Si Ton n'y veille, elle ira jusqu'ou?
. . . .
De la musique encore et toujours!
Que ton vers soit la chose envolee
Qu'on sent qui fuit d'une ame allee
Vers d'autres cieux a d'autres amours.
Que ton vers soit la bonne aventure
Eparse au vent crispe du matin
Qui va fleurant la menthe et le thym . . .
Et tout le reste est litterature.
Yes; that is the sigh which goes up from one's heart, in these days
when there is so much verse and so little poetry;--"et tout le reste est
litterature"!
Clever imagery, humorous realism, philosophical thoughts, bizarre
fancies and strange inventions--it is all vivid, all arresting, all
remarkable, but it is only literature! This is a fine original image.
That is a fine unexpected thought. Here indeed is a rare magical
phrase. Good! We are grateful for these excellent things. But poetry?
Ah! that is another matter.
This music of which I speak is a large and subtle thing. It is not only
the music of syllables. It is the music of thoughts, of images, of
memories, of associations, of spiritual intimations and far-drawn
earth-murmurs.
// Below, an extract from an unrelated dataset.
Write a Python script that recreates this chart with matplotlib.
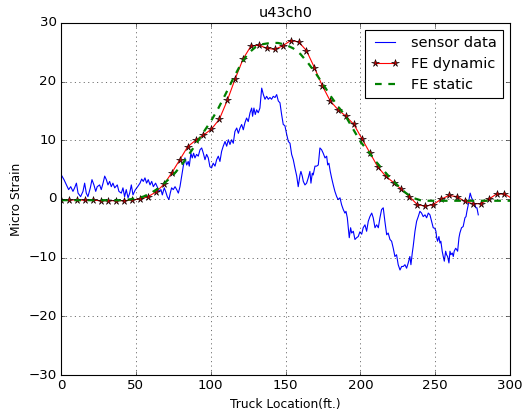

It is the music which is hidden in reality, in the heart
of reality; it is the music which is the secret cause why things are as
they are; the music which is their end and their beginning; it is the
old deep Pythagorean mystery; it is the music of the flowing tides,
of the drifting leaves, of the breath of the sleepers, of the passionate
pulses of the lovers; it is the music of the rhythm of the universe,
and its laws are the laws of sun and moon and night and day and
birth and death and good and evil.
Such music is itself, in a certain deep and true sense, more instinct
with the mystery of existence than any definite image or any definite
thought can possibly be. It seems to contain in it the potentiality of
all thoughts, and to stream in upon us from some Platonic
"beyond-world" where the high secret archetypes of all created forms
sleep intheir primordial simplicity.
The rhythmic cadences of such music seem, if I dare so far to put
such a matter into words, to exist independently of and previously to
the actual thoughts and images in which they are finally incarnated.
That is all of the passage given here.